Recognize National Safety Month by Working Together Toward a Safer Workplace

This June the National Safety Council will recognize National Safety Month, which should encourage us to reassess and improve upon workplace safety. First, some staggering facts: in 2019, the United States saw the largest number of workplace fatalities (5,333 in total) since 2007. Although OSHA has yet to calculate the number of fatalities (and injuries) in the workplace in 2020, anecdotal evidence suggests it will be in the tens of thousands—despite the fact that so many were working from home. During the first year of the Covid-19 pandemic, fatalities among healthcare workers alone has numbered more than 3,600.

An Old Problem, A Renewed Attention

While Covid has cast a spotlight on the issue of worker safety, we should recognize that this has been a blight on the American workforce for centuries. Ignoring fatalities for the moment, we are presented with the sobering fact that a worker is injured on the job every 7 secs. Measures can, and we would argue must, be taken to mitigate preventable workplace injury and death. Possessing the proper safety equipment is essential on the modern worksite. For those dealing with hazardous liquids, for instance, protective overalls and gloves create an environment where workers feel protected. Depending on your industry, you may also consider purchasing a portable eye wash station, which can be transported between worksites. From waterproof, winter work gloves for construction crews to orange safety vests (“hi vis shirts”) for road maintenance workers, there are a number of inexpensive equipment options that employers and organizations can invest in to protect their employees.

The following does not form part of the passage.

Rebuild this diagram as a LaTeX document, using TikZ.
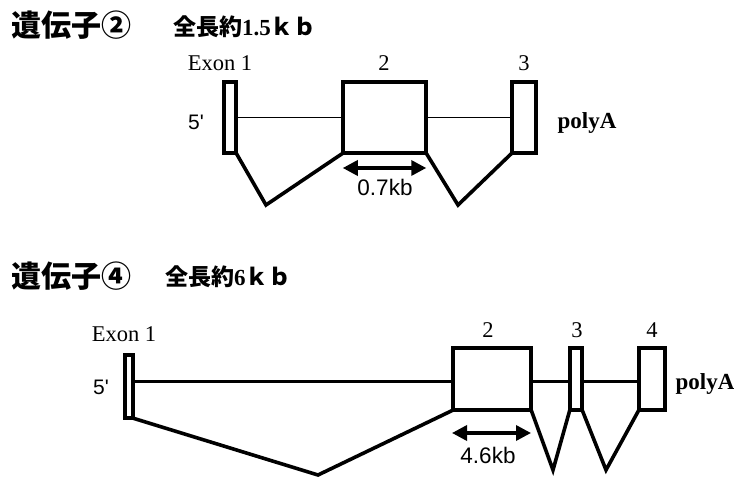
\documentclass[tikz,border=0pt]{standalone}
\usepackage{fontspec}
\setmainfont{Liberation Serif}
\newfontfamily\cjk{Noto Sans CJK JP}
\newfontfamily\arial{Liberation Sans}
\usetikzlibrary{arrows.meta}
\begin{document}
\begin{tikzpicture}[x=1pt,y=-1pt,
  exon/.style={draw, line width=3.8pt, inner sep=0pt, outer sep=0pt},
  intronA/.style={line width=1.5pt},
  intronB/.style={line width=3pt},
  splice/.style={line width=3.6pt, line join=miter},
  sizebar/.style={line width=3.4pt, {Triangle[length=15pt,width=15pt]}-{Triangle[length=15pt,width=15pt]}},
  title/.style={anchor=base west, inner sep=0pt, font=\cjk\bfseries\fontsize{30}{30}\selectfont},
  subtitle/.style={anchor=base west, inner sep=0pt, font=\cjk\bfseries\fontsize{23}{23}\selectfont},
  lbl/.style={anchor=base, inner sep=0pt, font=\fontsize{22.5}{22.5}\selectfont},
  five/.style={anchor=base, inner sep=0pt, font=\arial\fontsize{21}{21}\selectfont},
  kb/.style={anchor=base, inner sep=0pt, font=\arial\fontsize{22.5}{22.5}\selectfont},
  polya/.style={anchor=base, inner sep=0pt, font=\bfseries\fontsize{23}{23}\selectfont}]
\useasboundingbox (0,0) rectangle (734,478);

% ---------- Gene 2 ----------
\node[title] (t1) at (11,36.5) {遺伝子②};
\node[subtitle] (s1) at (173,36) {全長約{\rmfamily\bfseries\fontsize{23}{23}\selectfont 1.5}ｋｂ};

\node[exon, minimum width=12.5pt, minimum height=71.5pt] (a1) at (230,117.5) {};
\node[exon, minimum width=83.5pt, minimum height=71.5pt] (a2) at (384.5,117.5) {};
\node[exon, minimum width=24.5pt, minimum height=71.5pt] (a3) at (524,117.5) {};

\draw[intronA] (a1.east) -- (a2.west);
\draw[intronA] (a2.east) -- (a3.west);

\coordinate (va1) at (266,205);
\coordinate (va2) at (458,205);
\draw[splice] (a1.south east) -- (va1) -- (a2.south west);
\draw[splice] (a2.south east) -- (va2) -- (a3.south west);

\coordinate (ar1) at (a2.south west |- 0,168);
\coordinate (ar2) at (a2.south east |- 0,168);
\draw[sizebar] (ar1) -- (ar2);
\node[kb] (k1) at (385,196) {0.7kb};

\node[lbl] (ex1a) at (220,71) {Exon 1};
\node[lbl] (n2a) at (384,71) {2};
\node[lbl] (n3a) at (524,71) {3};
\node[five] (f1) at (196,130) {5'};
\node[polya] (p1) at (587,129) {polyA};

% ---------- Gene 4 ----------
\node[title] (t2) at (11,287.5) {遺伝子④};
\node[subtitle] (s2) at (165,286) {全長約{\rmfamily\bfseries\fontsize{23}{23}\selectfont 6}ｋｂ};

\node[exon, minimum width=8.5pt, minimum height=63.5pt] (b1) at (129,386.5) {};
\node[exon, minimum width=78.5pt, minimum height=62.5pt] (b2) at (492,379) {};
\node[exon, minimum width=12.5pt, minimum height=62.5pt] (b3) at (576,379) {};
\node[exon, minimum width=26.5pt, minimum height=62.5pt] (b4) at (652,379) {};

\coordinate (ly) at (0,382);
\draw[intronB] (b1.east |- ly) -- (b2.west |- ly);
\draw[intronB] (b2.east |- ly) -- (b3.west |- ly);
\draw[intronB] (b3.east |- ly) -- (b4.west |- ly);

\coordinate (vb1) at (318,475);
\coordinate (vb2) at (553,470);
\coordinate (vb3) at (606,470);
\draw[splice] (b1.south east) -- (vb1) -- (b2.south west);
\draw[splice] (b2.south east) -- (vb2) -- (b3.south west);
\draw[splice] (b3.south east) -- (vb3) -- (b4.south west);

\coordinate (br1) at (452,433);
\coordinate (br2) at (531,433);
\draw[sizebar] (br1) -- (br2);
\node[kb] (k2) at (488,463) {4.6kb};

\node[lbl] (ex1b) at (124,342) {Exon 1};
\node[lbl] (n2b) at (488,338) {2};
\node[lbl] (n3b) at (577,338) {3};
\node[lbl] (n4b) at (652,338) {4};
\node[five] (f2) at (101,395) {5'};
\node[polya] (p2) at (705,389) {polyA};
\end{tikzpicture}
\end{document}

Workplace Safety: It’s For Office Workers, Too

The equipment mentioned above are for, in the main, those workers engaged in manual labor, but office workers, too, suffer from a litany of risks and injuries that often go unnoticed. Given the sedentary nature of their jobs, office workers are more likely to be overweight. Having fresh, healthy snacks available, taking walks during lunch, and scheduling time for breaks can go a long way in ameliorating the adverse health impacts of office work. At the same time, while the injuries suffered by office workers may be not as severe as those experienced by those engaged in manual labor, sitting in a chair and staring at a computer for eight-hours-a-day, seven-days-a-week gradually produces lasting afflictions. Carpal tunnel syndrome,  eye strain that can lead to migraine headaches, and back pain are just a handful of the injuries that arise from sedentary office work.

Creating a Safe Work Environment: It’s Up to Us

Covid has given renewed emphasis to having PPE kits available and handy in the workplace. Hopefully, this trend of placing importance on hygiene and the adoption of the sanitary workplace doesn’t come to end when America finally has Covid under control. While June is workplace safety month, as we reemerge from our homes back to our offices and places of work, we should remain ever mindful of the health risks posed to all our workers and employees. At GOS, we think 2021 should be the year of recognizing worker safety.